REQUEST ▸ Below is a listing to transcribe in full and exactly; keep the pictures out.

>> START

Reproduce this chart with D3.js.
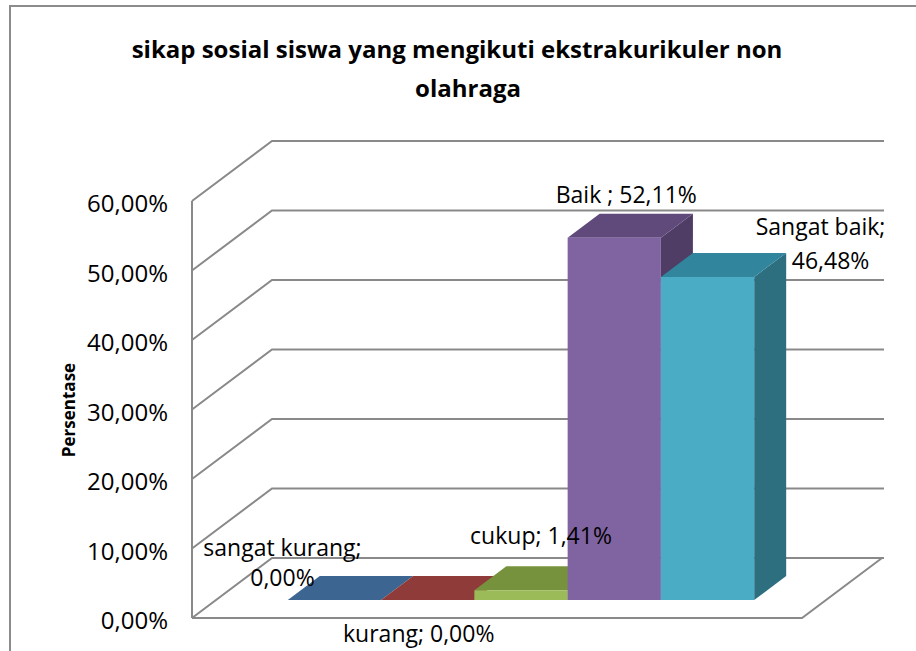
<!DOCTYPE html>
<html>
<head>
<meta charset="utf-8">
<script src="https://cdn.jsdelivr.net/npm/d3@7"></script>
<style>
    body { margin: 0; background: #fff; }
    text { font-family: "Open Sans", sans-serif; fill: #000; }
</style>
</head>
<body>
<div id="chart"></div>
<script>
const categories = ['sangat kurang', 'kurang', 'cukup', 'Baik ', 'Sangat baik'];
const values = [0, 0, 1.41, 52.11, 46.48];
const tickValues = [0, 10, 20, 30, 40, 50, 60];
const wrapLabel = [true, false, false, false, true];

const frontColors = ['#4F81BD', '#C0504D', '#9BBB59', '#8064A2', '#4BACC6'];
const topColors = ['#3C6592', '#8E3B39', '#77923C', '#604A7B', '#31859C'];
const sideColors = ['#2F4F74', '#70302E', '#5E7430', '#4F3D66', '#2D6E7F'];

// label line centres, relative to the bar's front top centre
const labelOffsets = [
    [[-52, -52], [-52, -22]],
    [[-9, 34]],
    [[20, -54]],
    [[12, -43]],
    [[113, -50], [123, -16]]
];

const chartWidth = 916;
const chartHeight = 651;
const depthDx = 80;
const depthDy = -60;
const barFront = 0.3;
const barBack = 0.7;

const fmt = v => v.toFixed(2).replace('.', ',') + '%';

const svg = d3.select('#chart')
    .append('svg')
    .attr('width', chartWidth)
    .attr('height', chartHeight);

// outer frame
svg.append('rect')
    .attr('x', 10)
    .attr('y', 6)
    .attr('width', 1000)
    .attr('height', 1000)
    .attr('fill', 'none')
    .attr('stroke', '#8c8c8c')
    .attr('stroke-width', 2);

const xScale = d3.scaleBand()
    .domain(categories)
    .range([192, 802])
    .paddingInner(0)
    .paddingOuter(0.77);

const yScale = d3.scaleLinear()
    .domain([0, 60])
    .range([618, 201]);

const dScaleX = d3.scaleLinear().domain([0, 1]).range([0, depthDx]);
const dScaleY = d3.scaleLinear().domain([0, 1]).range([0, depthDy]);

// project (front x, value, depth) onto the page
const proj = (x, v, d) => [x + dScaleX(d), yScale(v) + dScaleY(d)];

const x0 = xScale.range()[0];
const x1 = xScale.range()[1];
const line = d3.line();

const walls = svg.append('g')
    .attr('fill', 'none')
    .attr('stroke', '#898989')
    .attr('stroke-width', 2);

// back wall and side wall gridlines
walls.selectAll('path.grid')
    .data(tickValues)
    .enter()
    .append('path')
    .attr('class', 'grid')
    .attr('d', t => line([proj(x0, t, 0), proj(x0, t, 1), [proj(x1, t, 1)[0] + 2, proj(x1, t, 1)[1]]]));

// left front edge
walls.append('path')
    .attr('d', line([proj(x0, 0, 0), proj(x0, 60, 0)]));

// floor
walls.append('path')
    .attr('d', line([proj(x0, 0, 0), proj(x1, 0, 0), proj(x1, 0, 1)]));

// y tick labels
svg.append('g')
    .selectAll('text')
    .data(tickValues)
    .enter()
    .append('text')
    .attr('x', 168)
    .attr('y', t => yScale(t) + 3)
    .attr('dy', '0.35em')
    .attr('text-anchor', 'end')
    .attr('font-size', 24)
    .text(t => fmt(t));

// y axis title
svg.append('text')
    .attr('transform', 'translate(69,410) rotate(-90)')
    .attr('dy', '0.35em')
    .attr('text-anchor', 'middle')
    .attr('font-size', 17)
    .attr('font-weight', 'bold')
    .text('Persentase');

// title
svg.append('text')
    .attr('x', 457)
    .attr('y', 58)
    .attr('text-anchor', 'middle')
    .attr('font-size', 24)
    .attr('font-weight', 'bold')
    .text('sikap sosial siswa yang mengikuti ekstrakurikuler non');

svg.append('text')
    .attr('x', 468)
    .attr('y', 97)
    .attr('text-anchor', 'middle')
    .attr('font-size', 24)
    .attr('font-weight', 'bold')
    .text('olahraga');

// 3D bars
const bars = svg.append('g')
    .selectAll('g')
    .data(categories)
    .enter()
    .append('g');

bars.append('path')
    .attr('fill', (c, i) => sideColors[i])
    .attr('d', (c, i) => {
        const r = xScale(c) + xScale.bandwidth();
        return line([proj(r, 0, barFront), proj(r, 0, barBack), proj(r, values[i], barBack), proj(r, values[i], barFront)]) + 'Z';
    });

bars.append('path')
    .attr('fill', (c, i) => topColors[i])
    .attr('d', (c, i) => {
        const l = xScale(c);
        const r = l + xScale.bandwidth();
        const v = values[i];
        return line([proj(l, v, barFront), proj(r, v, barFront), proj(r, v, barBack), proj(l, v, barBack)]) + 'Z';
    });

bars.append('path')
    .attr('fill', (c, i) => frontColors[i])
    .attr('d', (c, i) => {
        const l = xScale(c);
        const r = l + xScale.bandwidth();
        const v = values[i];
        return line([proj(l, 0, barFront), proj(r, 0, barFront), proj(r, v, barFront), proj(l, v, barFront)]) + 'Z';
    });

// data labels
const labels = svg.append('g');
categories.forEach((c, i) => {
    const anchor = proj(xScale(c) + xScale.bandwidth() / 2, values[i], barFront);
    const txt = c + '; ' + fmt(values[i]);
    const lines = wrapLabel[i] ? [c + ';', fmt(values[i])] : [txt];
    lines.forEach((s, j) => {
        labels.append('text')
            .attr('x', anchor[0] + labelOffsets[i][j][0])
            .attr('y', anchor[1] + labelOffsets[i][j][1])
            .attr('dy', '0.35em')
            .attr('text-anchor', 'middle')
            .attr('font-size', 23)
            .text(s);
    });
});
</script>
</body>
</html>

>> END

THE OUTPUT ▸
Reproduce this chart with D3.js.
<!DOCTYPE html>
<html>
<head>
<meta charset="utf-8">
<script src="https://cdn.jsdelivr.net/npm/d3@7"></script>
<style>
    body { margin: 0; background: #fff; }
    text { font-family: "Open Sans", sans-serif; fill: #000; }
</style>
</head>
<body>
<div id="chart"></div>
<script>
const categories = ['sangat kurang', 'kurang', 'cukup', 'Baik ', 'Sangat baik'];
const values = [0, 0, 1.41, 52.11, 46.48];
const tickValues = [0, 10, 20, 30, 40, 50, 60];
const wrapLabel = [true, false, false, false, true];

const frontColors = ['#4F81BD', '#C0504D', '#9BBB59', '#8064A2', '#4BACC6'];
const topColors = ['#3C6592', '#8E3B39', '#77923C', '#604A7B', '#31859C'];
const sideColors = ['#2F4F74', '#70302E', '#5E7430', '#4F3D66', '#2D6E7F'];

// label line centres, relative to the bar's front top centre
const labelOffsets = [
    [[-52, -52], [-52, -22]],
    [[-9, 34]],
    [[20, -54]],
    [[12, -43]],
    [[113, -50], [123, -16]]
];

const chartWidth = 916;
const chartHeight = 651;
const depthDx = 80;
const depthDy = -60;
const barFront = 0.3;
const barBack = 0.7;

const fmt = v => v.toFixed(2).replace('.', ',') + '%';

const svg = d3.select('#chart')
    .append('svg')
    .attr('width', chartWidth)
    .attr('height', chartHeight);

// outer frame
svg.append('rect')
    .attr('x', 10)
    .attr('y', 6)
    .attr('width', 1000)
    .attr('height', 1000)
    .attr('fill', 'none')
    .attr('stroke', '#8c8c8c')
    .attr('stroke-width', 2);

const xScale = d3.scaleBand()
    .domain(categories)
    .range([192, 802])
    .paddingInner(0)
    .paddingOuter(0.77);

const yScale = d3.scaleLinear()
    .domain([0, 60])
    .range([618, 201]);

const dScaleX = d3.scaleLinear().domain([0, 1]).range([0, depthDx]);
const dScaleY = d3.scaleLinear().domain([0, 1]).range([0, depthDy]);

// project (front x, value, depth) onto the page
const proj = (x, v, d) => [x + dScaleX(d), yScale(v) + dScaleY(d)];

const x0 = xScale.range()[0];
const x1 = xScale.range()[1];
const line = d3.line();

const walls = svg.append('g')
    .attr('fill', 'none')
    .attr('stroke', '#898989')
    .attr('stroke-width', 2);

// back wall and side wall gridlines
walls.selectAll('path.grid')
    .data(tickValues)
    .enter()
    .append('path')
    .attr('class', 'grid')
    .attr('d', t => line([proj(x0, t, 0), proj(x0, t, 1), [proj(x1, t, 1)[0] + 2, proj(x1, t, 1)[1]]]));

// left front edge
walls.append('path')
    .attr('d', line([proj(x0, 0, 0), proj(x0, 60, 0)]));

// floor
walls.append('path')
    .attr('d', line([proj(x0, 0, 0), proj(x1, 0, 0), proj(x1, 0, 1)]));

// y tick labels
svg.append('g')
    .selectAll('text')
    .data(tickValues)
    .enter()
    .append('text')
    .attr('x', 168)
    .attr('y', t => yScale(t) + 3)
    .attr('dy', '0.35em')
    .attr('text-anchor', 'end')
    .attr('font-size', 24)
    .text(t => fmt(t));

// y axis title
svg.append('text')
    .attr('transform', 'translate(69,410) rotate(-90)')
    .attr('dy', '0.35em')
    .attr('text-anchor', 'middle')
    .attr('font-size', 17)
    .attr('font-weight', 'bold')
    .text('Persentase');

// title
svg.append('text')
    .attr('x', 457)
    .attr('y', 58)
    .attr('text-anchor', 'middle')
    .attr('font-size', 24)
    .attr('font-weight', 'bold')
    .text('sikap sosial siswa yang mengikuti ekstrakurikuler non');

svg.append('text')
    .attr('x', 468)
    .attr('y', 97)
    .attr('text-anchor', 'middle')
    .attr('font-size', 24)
    .attr('font-weight', 'bold')
    .text('olahraga');

// 3D bars
const bars = svg.append('g')
    .selectAll('g')
    .data(categories)
    .enter()
    .append('g');

bars.append('path')
    .attr('fill', (c, i) => sideColors[i])
    .attr('d', (c, i) => {
        const r = xScale(c) + xScale.bandwidth();
        return line([proj(r, 0, barFront), proj(r, 0, barBack), proj(r, values[i], barBack), proj(r, values[i], barFront)]) + 'Z';
    });

bars.append('path')
    .attr('fill', (c, i) => topColors[i])
    .attr('d', (c, i) => {
        const l = xScale(c);
        const r = l + xScale.bandwidth();
        const v = values[i];
        return line([proj(l, v, barFront), proj(r, v, barFront), proj(r, v, barBack), proj(l, v, barBack)]) + 'Z';
    });

bars.append('path')
    .attr('fill', (c, i) => frontColors[i])
    .attr('d', (c, i) => {
        const l = xScale(c);
        const r = l + xScale.bandwidth();
        const v = values[i];
        return line([proj(l, 0, barFront), proj(r, 0, barFront), proj(r, v, barFront), proj(l, v, barFront)]) + 'Z';
    });

// data labels
const labels = svg.append('g');
categories.forEach((c, i) => {
    const anchor = proj(xScale(c) + xScale.bandwidth() / 2, values[i], barFront);
    const txt = c + '; ' + fmt(values[i]);
    const lines = wrapLabel[i] ? [c + ';', fmt(values[i])] : [txt];
    lines.forEach((s, j) => {
        labels.append('text')
            .attr('x', anchor[0] + labelOffsets[i][j][0])
            .attr('y', anchor[1] + labelOffsets[i][j][1])
            .attr('dy', '0.35em')
            .attr('text-anchor', 'middle')
            .attr('font-size', 23)
            .text(s);
    });
});
</script>
</body>
</html>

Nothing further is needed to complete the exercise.